With BlazingCache you will get "only" a distributed cache. Usually distributed cache implementations from vendors offer plenty of functions (e.g. computing grids components) but, in case you need only a cache which "works well", maybe BlazingCache is the answer to your needs.

How does BlazingCache work in a distributed environment?

In local mode BlazingCache is no more than a ConcurrentHashMap, providing a few more cache functionalities such as entry expiration and the ability to fix an upper bound to the memory used by the cache itself.

In distributed mode, it works in a fashion pretty much similar to local mode, with the additional guarantee of the following properties:

If a client invalidates a key or performs a "put", the function blocks until all other clients hosting the same entry perform the same invalidation.
When a client performs a "put", the corresponding event is notified to the server which, in turn, broadcast the new value to any other client known to have the same entry in memory.
Conflicts and locks are resolved by the system automatically, any "problem" resulting in invalidation of the entry which is in "doubt".

The invalidation works in a very simple manner: when a client invalidates an entry, this is invalidated locally: afterwards, the client issues an invalidate message to the cache server; the latter routes it to any other client which is known to have the same entry in memory.

Every operation is implemented using asynchronous protocols and the majority of the functions are handled client-side. This means that the cache scales very well and there is no need to use a thread for each client or pending operation.

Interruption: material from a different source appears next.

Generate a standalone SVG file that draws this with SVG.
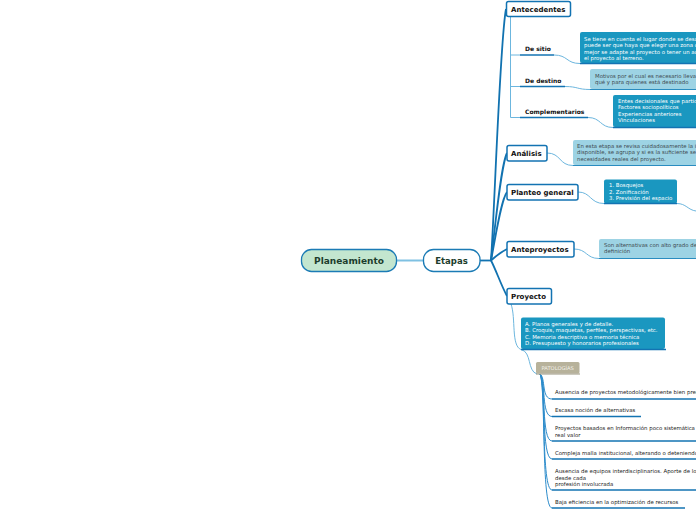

Since the cache server is only a coordinator of clients, it does not keep a copy of any value. In distributed mode, to alleviate the cache misses penalty, the clients have the ability to "fetch" data from other connected clients in case of cache miss: this function helps to reduce the load on database by reading data from other peers instead of falling back to cache misses.

What about network problems? High Availability?

BlazingCache server is very fast but makes a very important assumption on clients:

when a client is disconnected, its cache is empty.

The same assumption is made from the client:

If no connection is active to the server my local cache is empty.

This fail-fast way of working handles very well the case of slow clients/network problems and simplifies handling the state of clients from the server point of view.

Furthermore, from the client perspective, this means that if there is no connection to the server the cache is considered empty and "invalidations"/"puts" cannot be completed; this kind of operations will then be blocked until a configured timeout is reached.

You can start more than one server at the same time, but only one will serve connections for clients, the other will work in backup mode and, in case of failure of the current leader, take leadership. This also means that there is little reason to put in production more than two or three cache servers.